In essence, the trial court did not abuse its discretion in denying appellant=s motion to recuse because: (1) Judge Harmon testified at the recusal hearing that he could consider the full range of punishment; and (2) the evidence was undisputed that he had consistently told the parties that he could do so.[1] Moreover, the comments relied upon by appellant (to show that Judge Harmon would not consider the full range of punishment) reflected only that he thought he would be less lenient than a jury in sentencing, but not that he could not, or would not, consider the full range of punishment in whatever sentencing decision he made.
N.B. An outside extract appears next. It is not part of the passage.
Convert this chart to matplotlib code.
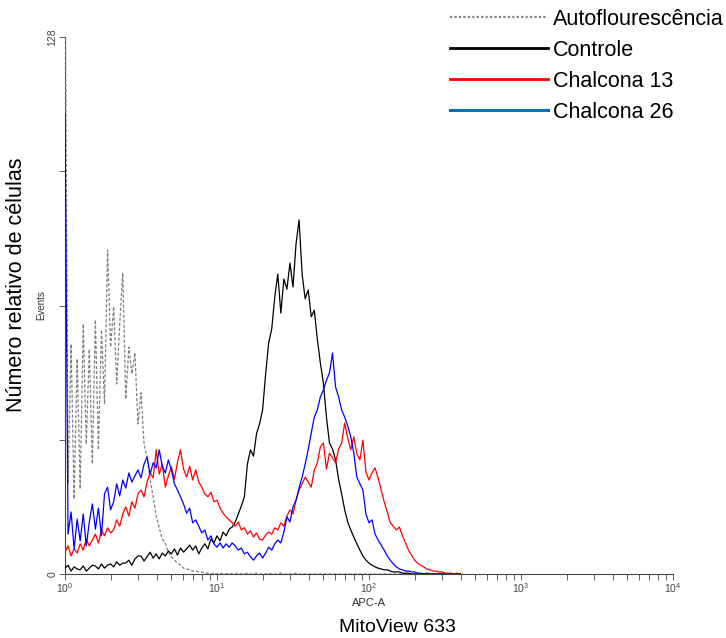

I thus believe it is unnecessary (at best) to determine that Judge Harmon was biased at all, let alone whether as contemplated by case law or from non-judicial sources.[2]

/s/ Richard H. Edelman

Justice

Judgment rendered and Majority and Concurring Opinions filed August 17, 2004.

Panel consists of Justices Fowler, Edelman, and Seymore. (Fowler, J., majority.)


[1] See, e.g., Butnaru v. Ford Motor Co., 84 S.W.3d 198, 211 (Tex. 2002) (noting that a trial court does not abuse its discretion if some evidence reasonably supports its decision).

[2] See Tex. R. App. P. 47.1 (requiring court of appeals opinions to be as brief as practicable to address the issues necessary to disposition of the appeal).